> _What you have to do_:
Lines that contain the string "this" are to be copied; leave out all others.

> _Supplied material_:
________

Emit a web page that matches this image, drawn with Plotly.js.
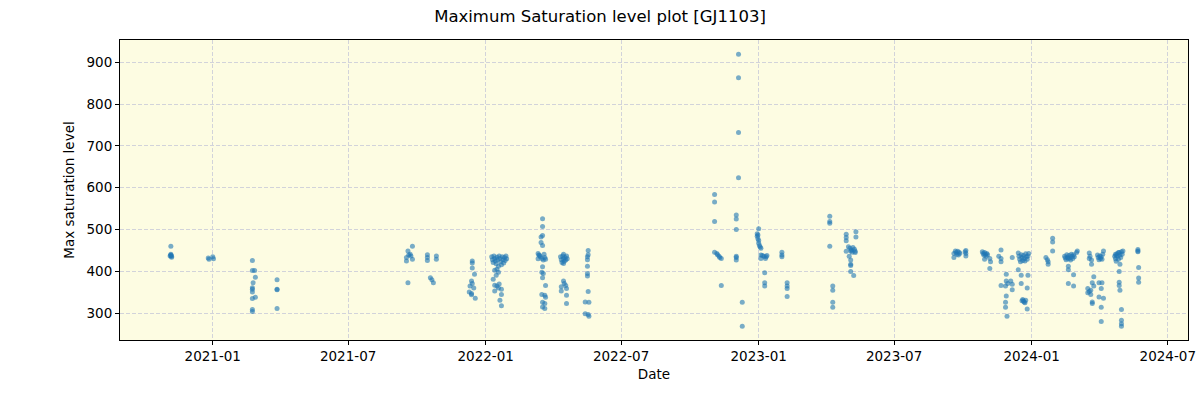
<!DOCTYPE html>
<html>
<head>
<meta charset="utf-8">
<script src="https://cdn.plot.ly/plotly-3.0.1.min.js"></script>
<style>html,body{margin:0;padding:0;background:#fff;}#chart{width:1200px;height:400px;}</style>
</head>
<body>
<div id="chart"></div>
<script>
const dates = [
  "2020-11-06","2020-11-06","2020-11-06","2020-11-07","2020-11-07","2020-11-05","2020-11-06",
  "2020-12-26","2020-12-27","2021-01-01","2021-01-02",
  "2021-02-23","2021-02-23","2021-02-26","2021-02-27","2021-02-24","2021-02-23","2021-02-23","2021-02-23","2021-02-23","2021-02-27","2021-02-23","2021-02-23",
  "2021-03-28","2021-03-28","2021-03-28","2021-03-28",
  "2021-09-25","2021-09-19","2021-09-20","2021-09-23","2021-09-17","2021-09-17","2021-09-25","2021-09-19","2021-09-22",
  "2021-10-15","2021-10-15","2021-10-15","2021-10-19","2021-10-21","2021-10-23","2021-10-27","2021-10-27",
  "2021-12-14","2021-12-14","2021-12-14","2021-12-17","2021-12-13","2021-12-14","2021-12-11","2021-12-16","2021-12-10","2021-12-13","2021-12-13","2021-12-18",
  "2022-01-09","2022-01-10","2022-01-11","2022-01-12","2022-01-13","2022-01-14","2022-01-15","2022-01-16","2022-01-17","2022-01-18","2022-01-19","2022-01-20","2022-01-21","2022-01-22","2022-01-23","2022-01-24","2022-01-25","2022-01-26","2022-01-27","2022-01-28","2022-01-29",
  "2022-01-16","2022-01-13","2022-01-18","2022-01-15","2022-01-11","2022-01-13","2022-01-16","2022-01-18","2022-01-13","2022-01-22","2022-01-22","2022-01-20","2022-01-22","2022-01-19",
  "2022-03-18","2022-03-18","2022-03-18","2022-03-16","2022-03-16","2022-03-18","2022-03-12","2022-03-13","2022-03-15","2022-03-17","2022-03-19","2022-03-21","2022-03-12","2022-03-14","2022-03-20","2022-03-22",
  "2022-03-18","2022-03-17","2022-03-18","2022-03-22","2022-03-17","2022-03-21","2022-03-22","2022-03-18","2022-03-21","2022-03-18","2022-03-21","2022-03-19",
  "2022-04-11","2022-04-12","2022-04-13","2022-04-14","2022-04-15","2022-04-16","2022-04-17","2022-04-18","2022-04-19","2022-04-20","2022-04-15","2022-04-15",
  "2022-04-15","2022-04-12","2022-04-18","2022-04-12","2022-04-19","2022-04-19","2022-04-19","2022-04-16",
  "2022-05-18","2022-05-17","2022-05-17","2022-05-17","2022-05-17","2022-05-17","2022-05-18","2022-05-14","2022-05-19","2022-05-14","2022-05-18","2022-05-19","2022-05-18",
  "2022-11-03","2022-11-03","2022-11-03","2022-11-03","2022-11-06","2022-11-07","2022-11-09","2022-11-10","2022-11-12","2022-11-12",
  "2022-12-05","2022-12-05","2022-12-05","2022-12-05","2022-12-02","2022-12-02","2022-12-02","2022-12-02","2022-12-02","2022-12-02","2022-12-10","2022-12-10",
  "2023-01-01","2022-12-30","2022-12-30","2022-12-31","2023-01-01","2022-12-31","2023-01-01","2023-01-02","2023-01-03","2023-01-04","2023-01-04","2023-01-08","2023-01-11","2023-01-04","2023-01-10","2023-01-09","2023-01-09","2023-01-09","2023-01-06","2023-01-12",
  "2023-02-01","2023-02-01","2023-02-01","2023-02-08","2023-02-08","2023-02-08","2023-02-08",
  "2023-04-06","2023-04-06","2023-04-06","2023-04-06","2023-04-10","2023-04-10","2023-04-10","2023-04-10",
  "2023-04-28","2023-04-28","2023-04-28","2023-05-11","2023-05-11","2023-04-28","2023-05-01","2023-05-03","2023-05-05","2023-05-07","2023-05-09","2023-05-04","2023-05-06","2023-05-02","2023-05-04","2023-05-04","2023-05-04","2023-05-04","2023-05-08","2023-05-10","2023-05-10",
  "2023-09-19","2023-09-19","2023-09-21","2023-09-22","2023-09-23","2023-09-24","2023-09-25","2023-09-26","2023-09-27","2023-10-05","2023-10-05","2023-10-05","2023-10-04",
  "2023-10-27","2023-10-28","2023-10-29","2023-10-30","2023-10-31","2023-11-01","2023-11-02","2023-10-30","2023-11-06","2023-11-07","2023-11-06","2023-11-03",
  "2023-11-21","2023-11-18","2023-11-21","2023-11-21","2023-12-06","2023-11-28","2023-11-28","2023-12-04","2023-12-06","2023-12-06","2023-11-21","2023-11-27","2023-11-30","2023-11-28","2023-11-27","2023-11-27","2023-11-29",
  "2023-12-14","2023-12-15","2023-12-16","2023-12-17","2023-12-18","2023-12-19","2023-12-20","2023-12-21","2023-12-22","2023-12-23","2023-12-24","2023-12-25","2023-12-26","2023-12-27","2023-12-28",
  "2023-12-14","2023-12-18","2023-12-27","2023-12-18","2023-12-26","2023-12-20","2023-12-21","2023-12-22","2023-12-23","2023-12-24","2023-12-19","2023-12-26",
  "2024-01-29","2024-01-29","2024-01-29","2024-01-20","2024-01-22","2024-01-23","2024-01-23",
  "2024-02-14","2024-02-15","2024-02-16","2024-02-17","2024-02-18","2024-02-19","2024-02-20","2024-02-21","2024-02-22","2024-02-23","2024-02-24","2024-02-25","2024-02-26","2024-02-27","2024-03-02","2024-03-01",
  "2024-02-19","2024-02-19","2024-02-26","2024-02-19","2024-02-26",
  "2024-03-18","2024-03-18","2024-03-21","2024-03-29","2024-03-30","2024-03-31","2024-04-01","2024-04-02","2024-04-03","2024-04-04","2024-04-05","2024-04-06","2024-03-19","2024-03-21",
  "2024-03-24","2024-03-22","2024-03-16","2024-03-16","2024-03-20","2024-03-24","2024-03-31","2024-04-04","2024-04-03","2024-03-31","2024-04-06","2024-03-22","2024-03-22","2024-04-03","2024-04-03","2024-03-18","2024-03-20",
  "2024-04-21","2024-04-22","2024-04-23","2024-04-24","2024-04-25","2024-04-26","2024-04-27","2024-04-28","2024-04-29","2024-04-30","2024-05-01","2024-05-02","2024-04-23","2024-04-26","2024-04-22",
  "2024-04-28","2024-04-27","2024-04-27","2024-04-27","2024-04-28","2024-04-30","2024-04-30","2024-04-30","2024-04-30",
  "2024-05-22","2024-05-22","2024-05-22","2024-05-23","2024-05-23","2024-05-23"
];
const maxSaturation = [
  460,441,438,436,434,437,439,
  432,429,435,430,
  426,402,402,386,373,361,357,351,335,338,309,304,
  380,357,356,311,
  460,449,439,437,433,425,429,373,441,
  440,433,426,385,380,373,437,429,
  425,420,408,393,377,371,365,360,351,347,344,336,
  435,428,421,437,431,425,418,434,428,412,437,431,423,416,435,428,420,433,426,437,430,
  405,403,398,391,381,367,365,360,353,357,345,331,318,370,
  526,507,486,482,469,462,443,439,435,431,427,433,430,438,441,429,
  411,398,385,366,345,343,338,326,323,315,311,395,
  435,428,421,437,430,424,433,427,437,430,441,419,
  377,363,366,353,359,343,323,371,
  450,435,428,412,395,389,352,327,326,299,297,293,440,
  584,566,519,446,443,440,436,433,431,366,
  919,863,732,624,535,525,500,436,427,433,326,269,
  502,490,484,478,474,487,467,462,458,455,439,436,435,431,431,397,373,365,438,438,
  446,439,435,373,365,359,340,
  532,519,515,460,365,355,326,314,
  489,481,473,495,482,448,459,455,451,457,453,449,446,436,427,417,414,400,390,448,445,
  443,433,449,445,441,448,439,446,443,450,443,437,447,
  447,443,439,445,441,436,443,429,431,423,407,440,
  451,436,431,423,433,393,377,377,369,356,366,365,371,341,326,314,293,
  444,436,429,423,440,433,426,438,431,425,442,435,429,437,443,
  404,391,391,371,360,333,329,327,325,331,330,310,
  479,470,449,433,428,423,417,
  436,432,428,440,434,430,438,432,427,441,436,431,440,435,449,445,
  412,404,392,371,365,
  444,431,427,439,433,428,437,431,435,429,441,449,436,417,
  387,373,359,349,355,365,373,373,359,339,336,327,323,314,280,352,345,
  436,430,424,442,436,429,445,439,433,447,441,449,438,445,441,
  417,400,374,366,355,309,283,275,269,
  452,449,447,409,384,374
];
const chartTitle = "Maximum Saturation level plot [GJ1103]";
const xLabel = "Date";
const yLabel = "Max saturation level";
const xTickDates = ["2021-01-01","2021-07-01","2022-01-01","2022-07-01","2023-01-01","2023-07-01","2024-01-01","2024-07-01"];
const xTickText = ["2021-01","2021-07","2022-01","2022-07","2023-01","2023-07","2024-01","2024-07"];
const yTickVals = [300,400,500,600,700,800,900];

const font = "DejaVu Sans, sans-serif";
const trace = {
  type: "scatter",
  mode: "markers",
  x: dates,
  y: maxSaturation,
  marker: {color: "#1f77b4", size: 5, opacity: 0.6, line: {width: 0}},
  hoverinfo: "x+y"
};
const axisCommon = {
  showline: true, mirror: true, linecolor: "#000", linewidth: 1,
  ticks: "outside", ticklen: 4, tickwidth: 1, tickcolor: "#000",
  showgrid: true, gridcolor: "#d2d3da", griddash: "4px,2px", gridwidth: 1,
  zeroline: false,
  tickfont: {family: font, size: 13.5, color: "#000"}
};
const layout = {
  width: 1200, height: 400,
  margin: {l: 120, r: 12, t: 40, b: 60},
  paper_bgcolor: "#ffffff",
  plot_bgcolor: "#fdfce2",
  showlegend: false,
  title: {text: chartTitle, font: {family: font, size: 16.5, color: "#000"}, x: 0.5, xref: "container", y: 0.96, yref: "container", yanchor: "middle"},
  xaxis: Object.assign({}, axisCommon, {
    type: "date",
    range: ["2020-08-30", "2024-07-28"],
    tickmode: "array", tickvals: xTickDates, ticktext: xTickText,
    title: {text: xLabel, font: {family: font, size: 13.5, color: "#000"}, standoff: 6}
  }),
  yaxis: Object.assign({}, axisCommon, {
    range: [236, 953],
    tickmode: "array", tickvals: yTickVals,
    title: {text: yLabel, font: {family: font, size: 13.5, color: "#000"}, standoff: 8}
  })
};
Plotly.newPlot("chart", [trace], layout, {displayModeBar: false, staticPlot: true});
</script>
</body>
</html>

________

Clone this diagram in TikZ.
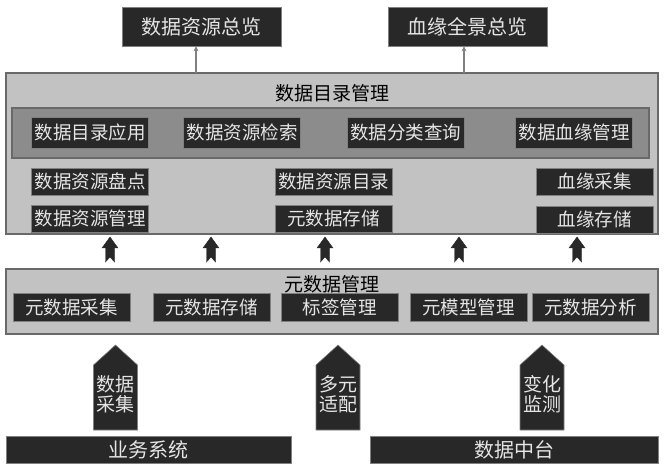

________

> _Task output_:
Emit a web page that matches this image, drawn with Plotly.js.
Clone this diagram in TikZ.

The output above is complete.